* [SHORT EXERCISE]:
The line containing "import plotly.graph_objects as go" marks the end: extract everything from the first line of the data through that line, exactly, with no pictures.

* [RECORDED INFORMATION]:
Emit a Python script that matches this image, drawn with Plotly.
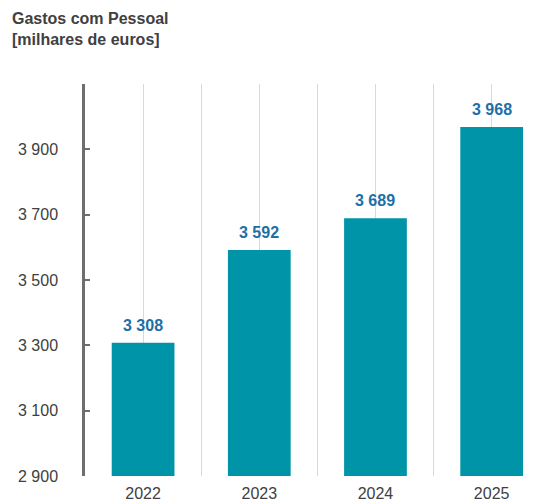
import plotly.graph_objects as go

years = ["2022", "2023", "2024", "2025"]
values = [3308, 3592, 3689, 3968]
y_ticks = [2900, 3100, 3300, 3500, 3700, 3900]
title_text = "<b>Gastos com Pessoal<br>[milhares de euros]</b>"

def fmt(v):
    return f"{v:,}".replace(",", " ")

xpos = list(range(len(years)))
bounds = [i + 0.5 for i in xpos[:-1]]

# page body has an 8px default margin, so the figure is sized to fit the window
W, H = 532, 493
ML, MT, MB = 77, 76, 25
plot_w = W - ML
plot_h = H - MT - MB

fig = go.Figure()
fig.add_trace(go.Bar(
    x=xpos, y=values, width=0.54,
    marker=dict(color="#0094A8", line=dict(width=0)),
    hoverinfo="skip",
))

for x, v in zip(xpos, values):
    fig.add_annotation(
        x=x, y=v, text=fmt(v), showarrow=False,
        yanchor="bottom", yshift=7,
        font=dict(family="Liberation Sans, Arial", size=16, color="#1D6FA5", weight="bold"),
    )

fig.add_annotation(
    xref="paper", yref="paper",
    x=(2 - ML) / plot_w, y=1 + (MT - 0) / plot_h,
    xanchor="left", yanchor="top", align="left",
    text=title_text, showarrow=False,
    font=dict(family="Liberation Sans, Arial", size=16, color="#404040"),
)

fig.update_layout(
    width=W, height=H,
    margin=dict(l=ML, r=0, t=MT, b=MB),
    plot_bgcolor="white", paper_bgcolor="white",
    showlegend=False,
    font=dict(family="Liberation Sans, Arial", size=16, color="#404040"),
    xaxis=dict(
        range=[-0.5, 3.416],
        tickmode="array", tickvals=xpos, ticktext=years,
        showgrid=True, gridcolor="#D9D9D9", gridwidth=1,
        minor=dict(tickmode="array", tickvals=bounds, showgrid=True,
                   gridcolor="#D9D9D9", gridwidth=1, ticks=""),
        zeroline=False, showline=False, ticks="",
        ticklabelstandoff=6,
        tickfont=dict(size=16, color="#404040"),
    ),
    yaxis=dict(
        range=[2900, 4100],
        tickmode="array", tickvals=y_ticks, ticktext=[fmt(t) for t in y_ticks],
        showgrid=False, zeroline=False,
        showline=True, linecolor="#6E6E6E", linewidth=2.5,
        ticks="inside", ticklen=5, tickwidth=2, tickcolor="#6E6E6E",
        ticklabelstandoff=21,
        tickfont=dict(size=16, color="#404040"),
    ),
)

fig.write_html("out.html")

* [WRITTEN RESPONSE]:
Emit a Python script that matches this image, drawn with Plotly.
import plotly.graph_objects as go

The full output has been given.